Thursday, June 10, 2010

This Day in History

Originally written on November 18, 2009

I used to play an online "This Day in History Challenge" fairly regularly, but now I hardly ever do. For one thing, it's really slow to load. For another thing, they have questions like this (from today's challenge):

Nathaniel Palmer was the first American to sight which continent on this day in 1820?


First of all, who the heck is Nathaniel Palmer? He was a seal hunter, and I guess he discovered stuff and had peninsulas named after him. But more importantly, why are Greenland and Hawaii possible answers to this question? Did the guy who wrote the question think they are continents? Or did he simply think that the people answering the question would be silly enough to think they are? Well, 14% of respondants thought Greenland was a continent, and 6% thought Hawaii was. Considering that there were probably only a dozen people who responded, maybe that's not so bad.

Before I started writing, I figured I'd better do my research and make sure that Greenland and Hawaii didn't become continents without my knowledge. The first Google result for "What are the continents of the world" takes you to a website that tells you this:

"Depending on how you count them, there are anywhere from 4 to 7 continents. The difference of opinion arises because some people consider Europe and Asia to be one continent, some people consider North and South America to be one continent, and a few people even consider Europe, Asia, and Africa to be one huge continent called Eurafrasia."

Eurafrasia? Really? People actually argue that there should be a continent with that name? Thank you for that nugget. I will mercilessly make fun of anyone who tries to argue that. Unless he (or she) is bigger than I am.
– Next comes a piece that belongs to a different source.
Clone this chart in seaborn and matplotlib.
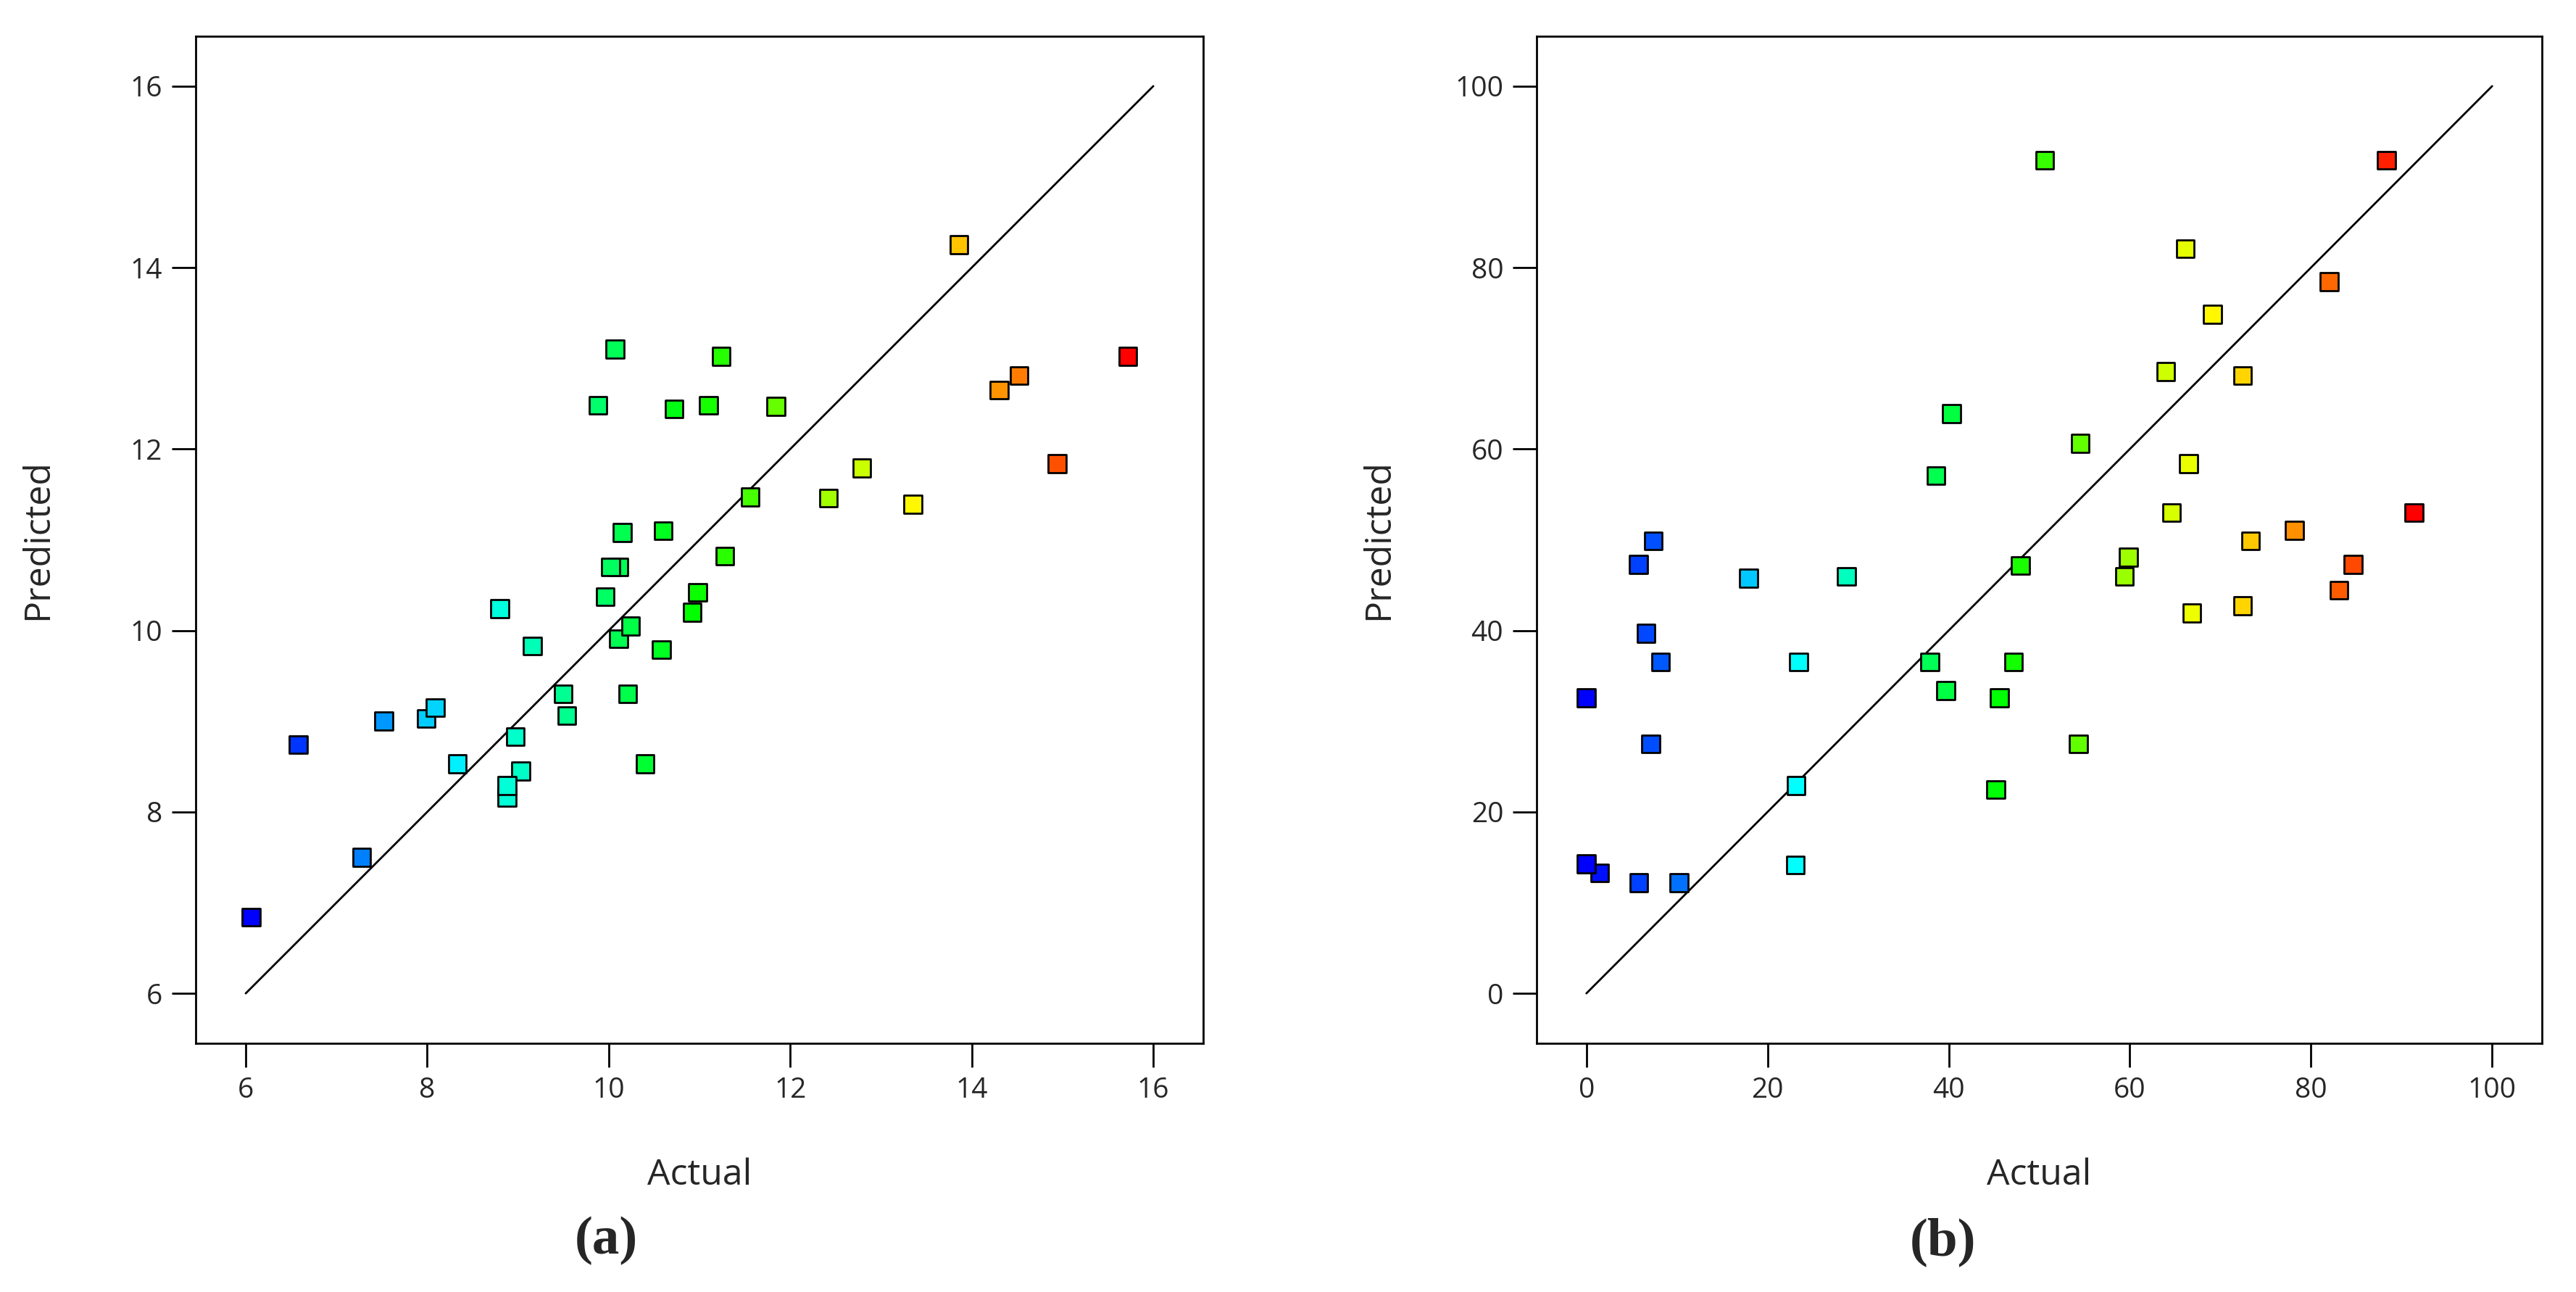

My iGoogle page has a "This Day in History" gadget hosted by Today the headline is, "Pope Boniface VIII Issues Unam Sanctam (1302)." Okay, now be honest. How many of you right now are either wondering what Unam Sanctam is or thinking about Unam Sanctam at all? Now, how many of you reacted like I did and thought, "Boniface? Boney-face? Hee hee hee." How could this pope possibly have had any credibility at all? Surely the cardinals would mock him behind his back and pass each other caricatures of him drawn on the backs of their mini-scrolls. I imagine that this pope's feud with "Philip the Fair of France" had nothing to do with taxes, but rather had everything to do with the two of them making fun of each other's names.

Philip: Hey, what's up Boney?
Boniface: I believe I have repeatedly asked you to address me as "Your Grace", Philip the Fair(y).
Philip: I heard that! Boney-face, Boney-face!
Boniface: Philip the Fairy! Philip the Fairy! France's pretty Fairy Philip!

And you can easily imagine how it must have gone from there. Of course Philip would have Jean Quidort issue a refutation to Unam Sanctam just to get back at Boney, and then Boniface would retaliate by excommunicating Philip. Then Philip would call an assembly and accuse Boney of infidelity, heresy, simony, idolatry, magic, loss of the Holy Land, and the death of Celestine V. Then after Boniface looks in his dictionary to see what simony is, he denounces the charges, but it's already too late because five archbishops and twenty-one regular bishops have sided with Philip just so they don't have to listen to any more of Boney's tiresome "Fairy Limericks" and so that Philip would just shut up about not really being a fairy.

Nothing else funny has happened on November 18th, so I guess I'll just stop writing. Right. Now.


Adhis said...

So, which continent did Nathaniel Palmer see in 1820?

Was he wearing a parka? Was it a breezy sailing shirt?

I'll guess "parka."

Rob said...

It was Antarctica, and I'm guessing it was a coat made from the skins of baby seals.